All of RobFack's Comments + Replies

RobFack00

For unknown reasons, there is a dip in the circadian alerting about 8 hours after the beginning of the cycle. This is why people sometimes experience that “2:30 feeling.”

Hunh. That makes sense. I didn't realize that I was why I feel tired in the afternoon. I thought it was because of eating lunch just before.

2Creutzer
Lunch could still be an important factor, postprandial somnolence is a well-known phenomenon. There might be a phenomenological difference between that and sleepiness, though. We often do not properly distinguish between sleepiness and fatigue.
RobFack00

Talking at length about the good old days is hardly a way to make progress on local problems.

RobFack20

This is true, but maybe you want to explain why?

RobFack10

“The fact that a believer is happier than a skeptic is no more to the point than the fact that a drunken man is happier than a sober one. The happiness of credulity is a cheap and dangerous quality of happiness, and by no means a necessity of life.”

  • George Bernard Shaw
RobFack10

some of Google's projects are reproducing high-level quirks of the human visual cortex.

While the work that the visual cortex does is complex and hard to crack (from where we are now), it doesn't seem like being able to replicate that leads to AGI. Is there a reason I should think otherwise?

6Houshalter
There is the 'one learning algorithm' hypothesis, that most of the brain uses a single algorithm for learning and pattern recognition. Rather than specialized modules for doing vision, and another for audio, etc. The evidence experiments where they cut the connection from the eyes to the visual cortex in an animal, and rerouted it to the auditory cortex (and I think vice versa.) The animal then learned to see fine, and it's auditory cortex just learned how to do vision instead.
RobFack70

I get the sense that many of the people who have signed up have done it less for the increased survival chances or the sense of comfort, but as a sort of flag waving. It is pretty good signalling that you are opposed to death and part of the ingroup that is opposed to death. Those little medallions are badges of a refusal to submit to the awful thing.

0Calien
You'd have to want to signal very strongly to overcome the inconvenience of doing the paperwork and forking over cold hard cash. Self-signalling seems to be a plausible motivation, but I'm not sure how much benefit you'd get from being able to tell other people about it. Not to mention the opposite pressure that most people have because they have to convince their close family members to respect their wishes.
4Unknowns
Yes, I get the same impression. In fact, Eliezer basically said that for a long time he didn't sign up because he had better things to spend his money on, but finally he did because he thought that not signing up gave off bad signals to others.
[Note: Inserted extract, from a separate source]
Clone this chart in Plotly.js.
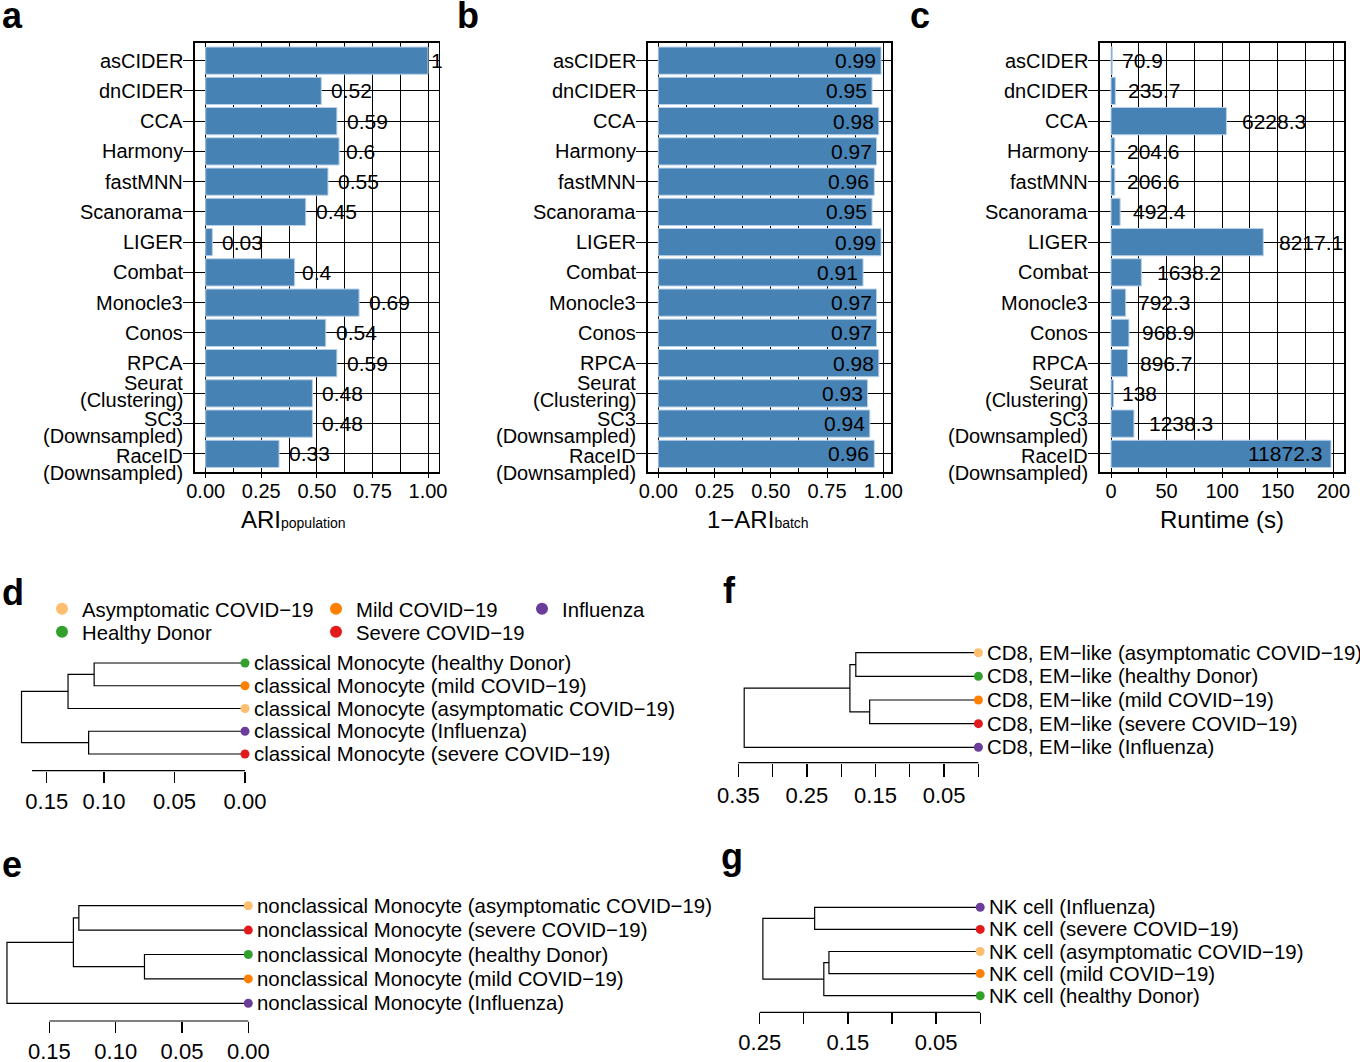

Of course, this means that his present attitude of "if you don't sign up for cryonics you're an idiot and if you don't sign up your children you're wicked" is total hypocrisy.
4oge
Whoa! If that's true then Alcor should offer necklaces (different looking from thereal ones) that say something like "I stand against death!". That way people can signal allegiance without having to go through all the cryo paperworks.